Gregory G. H. Rihn (milwaukeesfs) wrote,
Gregory G. H. Rihn
milwaukeesfs

Salon, 06-04-04, What Happened to the Leisure Time?

Kind of on the lines of “What happened to my flying car?” the question was, “What happened to all the leisure time the future was supposed to have brought us?” The “50’s Future” promised that machines and new technologies would undertake so much labor that people would chiefly have time to enjoy themselves. Obviously, this hasn’t happened to anywhere near the extent predicted, but then again neither has ‘free power’ or personal aircraft. Computers and automation have increased human productivity immensely, but economic pressures have also tended to erode the forty-hour work week. “Labor-saving” devices such as automatic washers, etc., do not so much permit the homemaker to relax and eat bonbons as act as “force multipliers” that allow people to work on something else while the machine is doing its work, (“Household robots” haven’t lived up to expectations, either--.) which is basically necessary to maintain a home without servants (or children--).

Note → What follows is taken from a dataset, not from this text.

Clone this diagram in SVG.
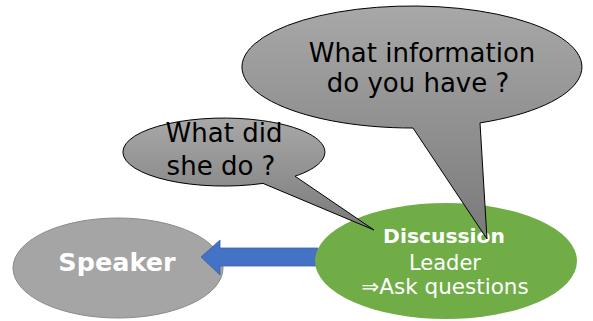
<svg xmlns="http://www.w3.org/2000/svg" width="593" height="321" viewBox="0 0 593 321">
<defs>
<linearGradient id="grayGrad" x1="0" y1="0" x2="0" y2="1">
<stop offset="0" stop-color="#a8a8a8"/>
<stop offset="1" stop-color="#7a7a7a"/>
</linearGradient>
<style>
.callout{fill:url(#grayGrad);stroke:#000;stroke-width:1;}
.ctext{font-family:"DejaVu Sans",Verdana,sans-serif;font-size:26px;fill:#000;text-anchor:middle;}
.wtext{font-family:"DejaVu Sans",Verdana,sans-serif;fill:#fff;text-anchor:middle;}
</style>
</defs>
<rect width="593" height="321" fill="#fff"/>
<g id="speaker">
<ellipse cx="118" cy="268" rx="105" ry="50" fill="#a5a5a5" stroke="#8a8a8a" stroke-width="1"/>
<text class="wtext" x="117" y="271" font-size="25.5" font-weight="bold">Speaker</text>
</g>
<g id="connectors">
<path d="M318 248 L220 248 L220 240 L201 257 L220 275 L220 266 L318 266 Z" fill="#4472c4" stroke="#3a62a8" stroke-width="0.8"/>
</g>
<g id="discussion">
<ellipse cx="446" cy="261" rx="131" ry="58" fill="#70ad47"/>
<text class="wtext" x="444" y="243" font-size="20.3" font-weight="bold">Discussion</text>
<text class="wtext" x="445" y="270" font-size="21">Leader</text>
<text class="wtext" x="445" y="294" font-size="21.5">⇒Ask questions</text>
</g>
<g id="callout-info">
<path class="callout" d="M480 122.9 A170 61 0 1 0 413 128 L487 239 Z"/>
<text class="ctext" x="422" y="62">What information</text>
<text class="ctext" x="418" y="92">do you have ?</text>
</g>
<g id="callout-did">
<path class="callout" d="M295 176.2 A101 34 0 1 0 263 183.4 L374 230 Z"/>
<text class="ctext" x="224" y="142">What did</text>
<text class="ctext" x="221" y="175">she do ?</text>
</g>
</svg>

Modern conveniences, especially electric lighting and the automobile, also tend to support the axiom that “work expands to fill the time available,” in that they make additional activities and commitments possible. We noted that, if we were traveling from our place on the south side to Sue’s place on the north (five and a half miles), if we were traveling by foot or horse, it would be a much more substantial commitment of time and effort to attend. Instead, we tend to think little of haring off fifteen or twenty miles for an evening event, even in the winter (unless the weather is REALLY bad). So, in part, we expand our commitments partly because we can—because our lives are more interesting when we do more. We may, in fact have more discretionary time than our predecessors had, but there are more options to expend it on.